As stories about human smugglers manipulating victimized migrants dominate international airwaves, internet readers on both sides of the Atlantic might think people who skirt European and American border regulations are second only to (or the same as) murderers or rapists along the descent of criminal amorality. In almost all migration narratives, modern smugglers are demonized as exploiting opportunists and dangerous rogues.
That wasn’t always the case. During the Cold War, as any visitor to Berlin’s Checkpoint Charlie Museum learns, smuggling men, women, and children through the Berlin Wall from the East German side to the West was every bit as challenging—if not more so—as moving migrants across the Mediterranean Sea, around European Union law enforcement, or through the US-Mexico border. Welcoming close to one million annual visitors, the Checkpoint Charlie Museum stands on one of downtown Berlin’s busiest corners, just meters from what used to mark the passageway from East to West Berlin.On the second floor of the museum, three rooms are dedicated to displaying the ‘heroism’ of men and women who, ‘at great risk to their own personal freedom,’ brought ‘refugees’ out of East Berlin to ‘freedom in the West.’ Placards with stories of the ‘escape helper’ backgrounds cover the walls. The most prominent display—featured on the museum’s official website—includes a model car with compartments near the engine block that could hide a person. Any smuggler today would recognize, and probably admire, the ingenuity and tactics.
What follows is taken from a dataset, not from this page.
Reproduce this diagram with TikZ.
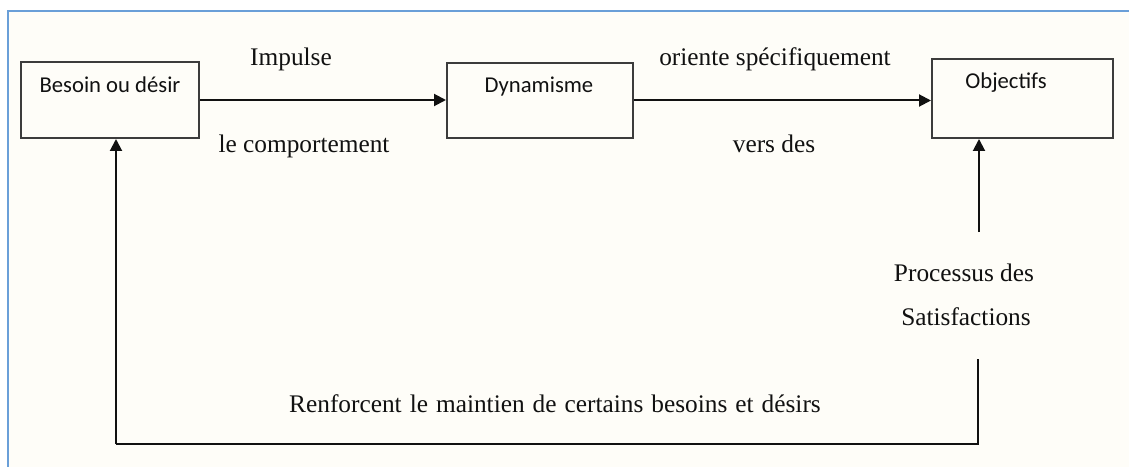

When I toured the museum in March 2015, I couldn’t help but notice the biography of John P. Ireland, an American who smuggled ten people to safety, and with whom I share similarities in my own background. Ireland was drafted into the US Marine Corps in World War II and later enlisted in the US Army, serving out his tour in Berlin. He stayed in Germany after leaving the US military in 1953, and retained his American passport after becoming a political science student at the Free University of Berlin.According to the Checkpoint Charlie Museum display, soon after the Berlin Wall ascended, Ireland modified his Cadillac to include a ‘specially created hollow space between the engine and car interior.’ From August 1961 until early 1965, Ireland was one of several drivers in a smuggling ring organized by Hasso Herschel, who helped over 1,000 other East Germans escape through tunnels and hidden compartments. In three years, Ireland drove ten East Germans through the Berlin Wall checkpoints, breaking numerous laws in the process. The Checkpoint Charlie Museum, however, hails Ireland as a man who endangered himself to keep escapees ‘out of sight of prying eyes.’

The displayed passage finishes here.